It's typical, and sadly, it shows just how cynical our lawmakers in Albany have become.
This past week, all of them safely elected or, more to the point, re-elected, our representative in both the New York State Senate and the Assembly voted themselves a big, fat, 38 percent pay raise.
It's amazing, the moxy these men and women, of both political parties, have shown this week. All that stands in the way of these raises taking affect is the absence of Governor George Pataki's signature -- and he's said he's willing to give it, if the legislature plays ball with him on a few of his own pet projects.
The raises, if they take affect, would make New York State lawmakers -- the governor, lieutenant governor, attorney general and comptroller -- the second most highly paid legislators, as a group, in the entire nature.
Senate Majority Leader Joseph Bruno and Assembly Speaker Sheldon Silver would become the highest paid state lawmakers in the country, pulling in $121,000 a year.
"As far as I can tell, these would be the first six-figure legislative salaries in the country," said Gary Ruskin, of the Washington, D.C.-based Congressional Accountabilities Project, which monitors public salaries.
"That is a disgraceful distinction for the state legislature," he continued.
In defending these raises, assembly and senate members both have pointed to salary parities with other professions.
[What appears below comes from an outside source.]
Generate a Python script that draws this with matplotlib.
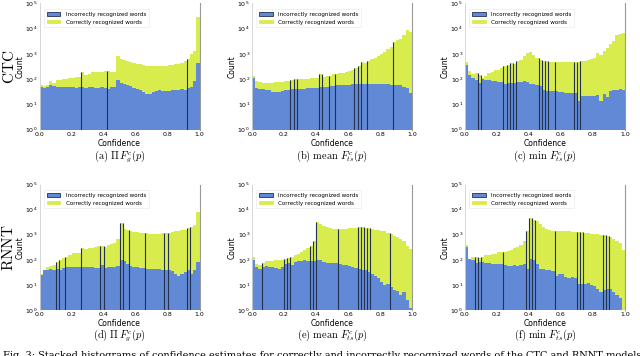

But is that really how salary is determined in this society? Do each of us have the liberty to say, "Well ,this guy makes X amount, so I should to." Even within our own professions?
Where I come from -- at least, philosophically -- a raise in pay is tied to two factors, the cost of living and job performance.
Has the cost of living gone up 38 percent recently? I don't think so. Nor do I think that our lawmakers should do anything that will draw attention to their often dismal job performance.
After all, with some minor changes, this is the same legislature that in recent years has found it almost impossible to perform their basic duties -- formulating a state budget by a specific date. Remember 1997? These individuals finally passed a budget four months late, adversely affecting a number of other entities that impact directly on out lives, such as our local school districts.
In fact, the biggest headlines the state legislature received in years came just this past spring, when they actually did get a budget hashed out in a reasonable amount of time.
In real life, actually doing your job competently is what gets you a pay check one week after the next. Most of us, if we didn't do our job in a timely fashion -- if, say, I decided not to put out a copy of this paper for a couple of weeks and its delivery to your door became unreliable -- would find ourselves out on the street.
That very essential fact of life doesn't seem to hold water in Albany.
What's more, how many of us -- excepting the self-employed, of course -- get to determine what our own raises, when they do occur, would be?
Though the ideal we hold fast to is that our lawmakers are elected to represent us, in many ways, the politicos now wag the proverbial public dog. Look at campaign financing. Look at electoral accountability. Look at any number of issues. And look at the Albany pay raise.
It's time to get back to what our representative form of government was supposed to be about in the first place. It's time to require that any legislative pay raise be put up for public referendum before it is adopted by our governing bodies. After all, these people supposedly work for us. Is re-electing them really a mandate for them to say, we not only approve of them, but that they deserve more money? I certainly don't think so.
This pay raise, sadly, is really nothing but an abuse of power. Sadly, our entire Long Island delegation of state senators voted for it.